The Usual morning commute in Brooklyn got an unexpected visitor yesterday: Mayor Bloomberg, standing at a Linden Blvd. Bus stop, waiting for the B13.
The mayor was spending some quality time with Annie Davis, Health Department security guard, whose union wanted him to sample a slice of life with one of its members.
“We don’t have sick days. We don’t get paid for holidays. It’s not even so much our wages, it’s the benefits,” said Davis, a 54-year-old mother of six.
Davis makes $11.75 an hour, with no medical benefits for her asthma inhaler.
Her union, SEIU Local 32BJ, wants a better deal as it prepares to endorse a candidate for mayor.

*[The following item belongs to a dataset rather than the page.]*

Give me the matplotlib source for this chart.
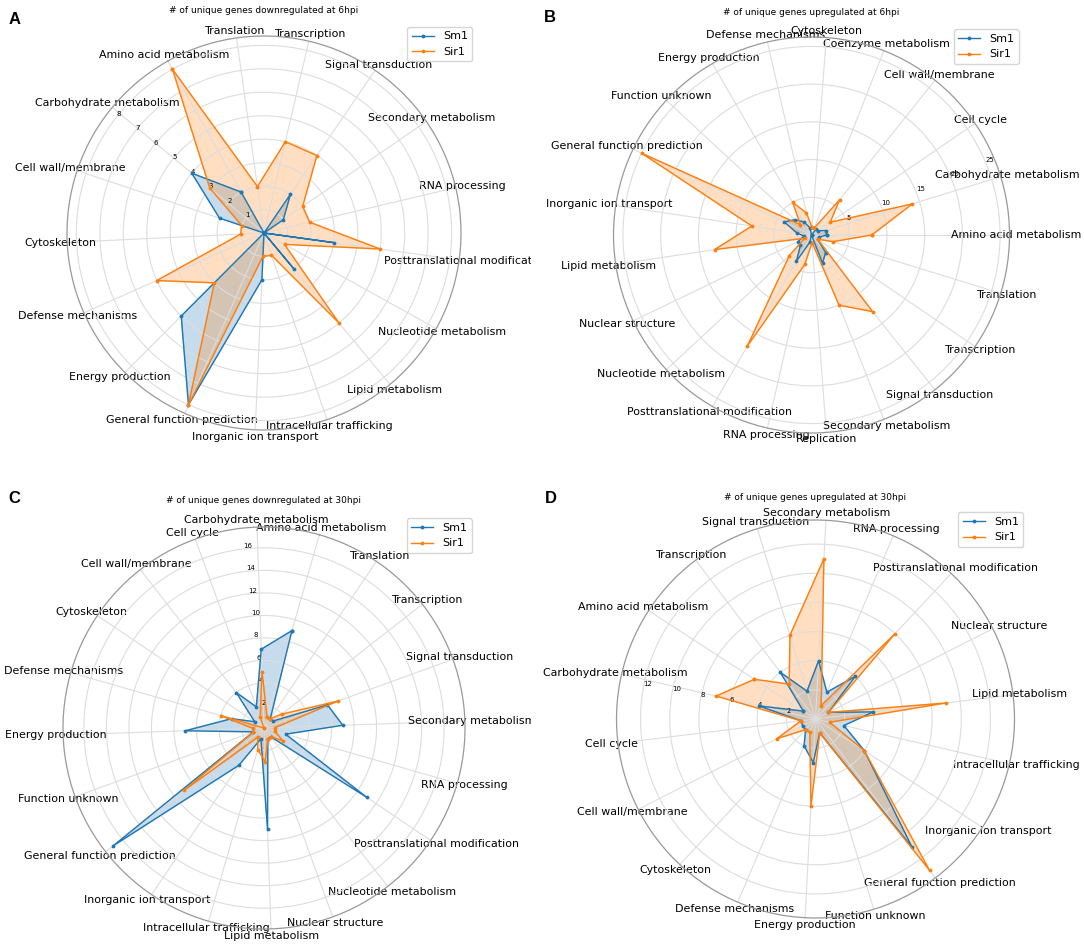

To get its blessing, the union persuaded the two leading contenders to walk in its members’ shoes.
Davis is one of 1,100 guards at 20 city agencies who work for private contractor Allied Barton, which said in a statement that the compensation is “comparable” to other like firms.

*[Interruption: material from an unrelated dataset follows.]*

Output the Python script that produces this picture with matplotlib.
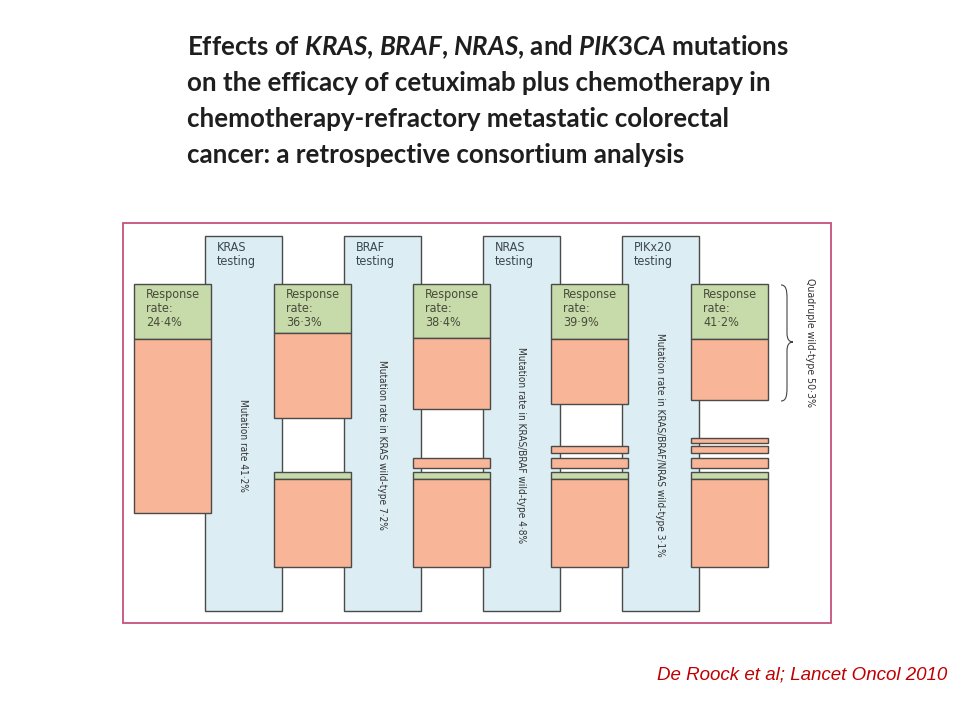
import matplotlib

matplotlib.use("Agg")
import matplotlib.pyplot as plt
from matplotlib.patches import Rectangle, PathPatch
from matplotlib.path import Path

# --- data ---
genes = ["KRAS", "BRAF", "NRAS", "PIKx20"]
mutation_labels = [
    "Mutation rate 41·2%",
    "Mutation rate in KRAS wild-type 7·2%",
    "Mutation rate in KRAS/BRAF wild-type 4·8%",
    "Mutation rate in KRAS/BRAF/NRAS wild-type 3·1%",
]
response_rates = ["24·4%", "36·3%", "38·4%", "39·9%", "41·2%"]
n_excluded = [0, 1, 2, 3, 4]  # mutated groups removed before each step
quadruple_label = "Quadruple wild-type 50·3%"
citation = "De Roock et al; Lancet Oncol 2010"

# --- layout (pixels, 960x720 canvas) ---
col_left = [205, 344, 483, 622]
col_top, col_bottom, col_w = 236, 611, 77
box_left = [134, 274, 413, 551, 691]
box_w, box_top = 77, 284
green_bottom = [339, 333, 338, 339, 339]
salmon_bottom = [513, 418, 409, 404, 400]
lower_top, lower_green, lower_bottom = 472, 479, 567
strip_spans = [(458, 468), (446, 453), (438, 443)]

BLUE = "#dcedf3"
GREEN = "#c6dba9"
SALMON = "#f9b597"
EDGE = "#4a4a4a"
TXT = "#3c4650"

plt.rcParams["mathtext.fontset"] = "custom"
plt.rcParams["mathtext.it"] = "Lato:italic:bold"
plt.rcParams["mathtext.rm"] = "Lato:bold"

fig = plt.figure(figsize=(9.6, 7.2), dpi=100)
ax = fig.add_axes([0, 0, 1, 1])
ax.set_xlim(0, 960)
ax.set_ylim(720, 0)
ax.axis("off")

small = dict(family="DejaVu Sans", stretch="condensed")

# title
title_lines = [
    r"Effects of $KRAS$, $BRAF$, $NRAS$, and $PIK3CA$ mutations",
    "on the efficacy of cetuximab plus chemotherapy in",
    "chemotherapy-refractory metastatic colorectal",
    "cancer: a retrospective consortium analysis",
]
for i, line in enumerate(title_lines):
    ax.text(187, 55 + i * 36, line, fontsize=18.6, family="Lato",
            weight="bold", color="#1e1e1e", va="baseline", ha="left")

# frame
ax.add_patch(Rectangle((123, 223), 831 - 123, 623 - 223, fill=False,
                       ec="#c4507c", lw=1.3))


def rect(x, y0, y1, fc):
    ax.add_patch(Rectangle((x, y0), box_w, y1 - y0, fc=fc, ec=EDGE, lw=1.0))


# testing columns
for i, g in enumerate(genes):
    ax.add_patch(Rectangle((col_left[i], col_top), col_w, col_bottom - col_top,
                           fc=BLUE, ec=EDGE, lw=1.0))
    ax.text(col_left[i] + 12, col_top + 5, g + "\ntesting", fontsize=9,
            color=TXT, va="top", ha="left", linespacing=1.1, **small)
    ax.text(col_left[i] + 38, 445, mutation_labels[i], rotation=-90,
            fontsize=7.2, color="#333333", ha="center", va="center", **small)

# response boxes
for i, rr in enumerate(response_rates):
    x = box_left[i]
    rect(x, box_top, green_bottom[i], GREEN)
    rect(x, green_bottom[i], salmon_bottom[i], SALMON)
    ax.text(x + 12, box_top + 4, "Response\nrate:\n" + rr, fontsize=9,
            color="#4a4a3a", va="top", ha="left", linespacing=1.1, **small)
    if n_excluded[i] > 0:
        rect(x, lower_top, lower_green, GREEN)
        rect(x, lower_green, lower_bottom, SALMON)
        for y0, y1 in strip_spans[: n_excluded[i] - 1]:
            rect(x, y0, y1, SALMON)

# curly brace for quadruple wild-type
bx, tip = 787, 793
y0, ym, y1 = 285, 342, 401
verts = [(781, y0), (786, y0), (bx, y0 + 5), (bx, y0 + 13),
         (bx, ym - 9),
         (bx, ym - 3), (bx + 2, ym), (tip, ym),
         (bx + 2, ym), (bx, ym + 3), (bx, ym + 9),
         (bx, y1 - 13),
         (bx, y1 - 5), (786, y1), (781, y1)]
codes = [Path.MOVETO, Path.CURVE4, Path.CURVE4, Path.CURVE4,
         Path.LINETO,
         Path.CURVE4, Path.CURVE4, Path.CURVE4,
         Path.CURVE4, Path.CURVE4, Path.CURVE4,
         Path.LINETO,
         Path.CURVE4, Path.CURVE4, Path.CURVE4]
ax.add_patch(PathPatch(Path(verts, codes), fill=False, ec="#444444", lw=0.8))
ax.text(810, ym, quadruple_label, rotation=-90, fontsize=7.6, color="#333333",
        ha="center", va="center", **small)

# citation
ax.text(947, 675, citation, fontsize=13.5, style="italic",
        family="Liberation Sans", color="#c00000", ha="right", va="center")

fig.savefig("out.png", dpi=100)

The union is threatening to strike this month if they can’t get a better deal.
Bloomberg wouldn’t take sides, telling reporters later that “the mayor should not be involved between a union and a company’s business negotiations.”
He was more cautious than City Controller William Thompson, who last week spent time at the Brooklyn Municipal Building with guard Lateef Rivers, 25.
Thompson said he would push city subcontractors to pay a living wage and provide health care – in part so workers like Rivers didn’t end up in city hospital emergency rooms.
Mike Fishman, president of 32BJ, said, “Anyone who wants to be mayor should know firsthand how hard it is to make ends meet in New York City.”